What are they doing and what to expect further?
Indeed, under a fiat (that is, paper) money system, a government (in practice, the central bank in cooperation with other agencies) should always be able to generate increased nominal spending and inflation, even when the short-term nominal interest rate is at zero.
The conclusion that deflation is always reversible under a fiat money system follows from basic economic reasoning. If we do fall into deflation, however, we can take comfort that the logic of the printing press example must assert itself, and sufficient injections of money will ultimately always reverse a deflation.
Therefore, on any signs of slowing growth, the printing presses would be working nights and there would be more stimulus programs and money pumped in an effort to get economy on track, which may worsen the problem at hand in the long run.
Solving Bernanke's ambiguity in his own words…
Like gold, U.S. dollars have value only to the extent that they are strictly limited in supply. But the U.S. government has a technology, called a printing press (or, today, its electronic equivalent), that allows it to produce as many U.S. dollars as it wishes at essentially no cost. By increasing the number of U.S. dollars in circulation, or even by credibly threatening to do so, the U.S. government can also reduce the value of a dollar in terms of goods and services, which is equivalent to raising the prices in dollars of those goods and services. We conclude that, under a paper-money system, a determined government can always generate higher spending and hence positive inflation.
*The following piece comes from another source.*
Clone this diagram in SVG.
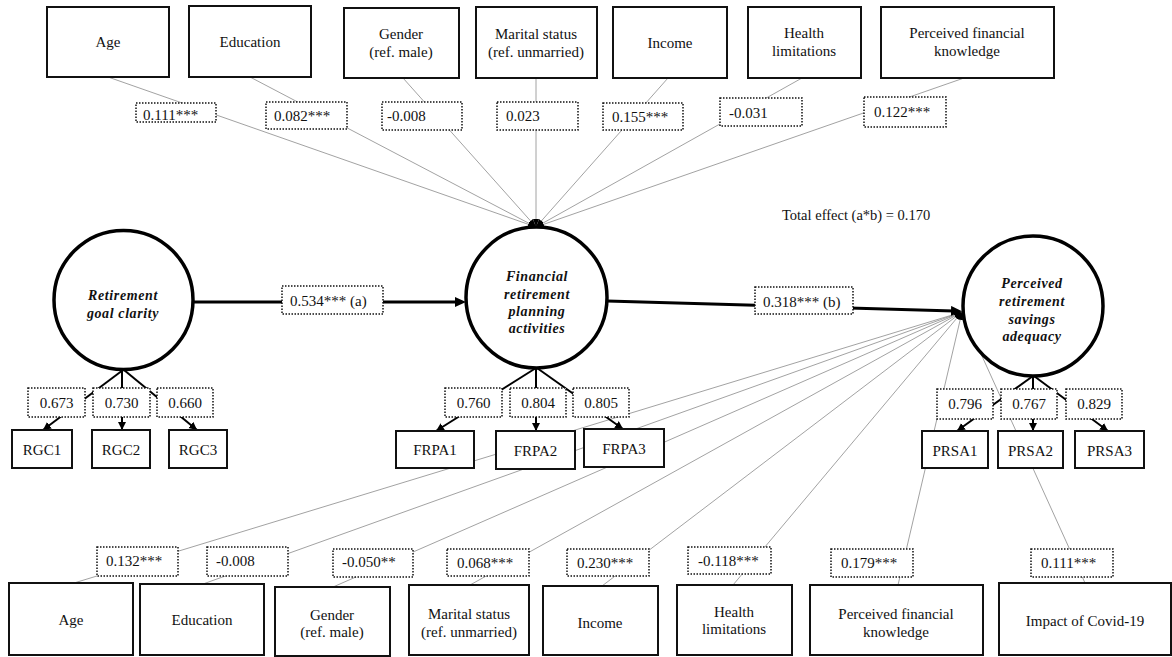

Bernanke should avoid speculating on the fundamental reasons for gold's rising popularity: the prime reason why more and more people are turning to gold is the fear about government's solvency and dwindling faith in the financial system. Given the scenario of rising deficits, unsustainable debts and large unfunded liabilities, many Western governments can only afford to pay their tremendous loads of debt only by printing money. The impact may not be felt in the immediate future, but somewhere down the line, the world will be flooded with massive amounts of paper currency. This is always an available option in a world of near-zero interest rates, as he admits.
To sum up, paper currencies are unsteady; the Euro has taken a beating in the past thanks to the Greek crises, thereby artificially improving the standing of the dollar. However gold's bull run is bound to continue as it is the only currency unit that cannot be printed at will and is thus back to becoming the only 'real' monetary asset.
So continue to invest in gold as an 'insurance policy' for your portfolio.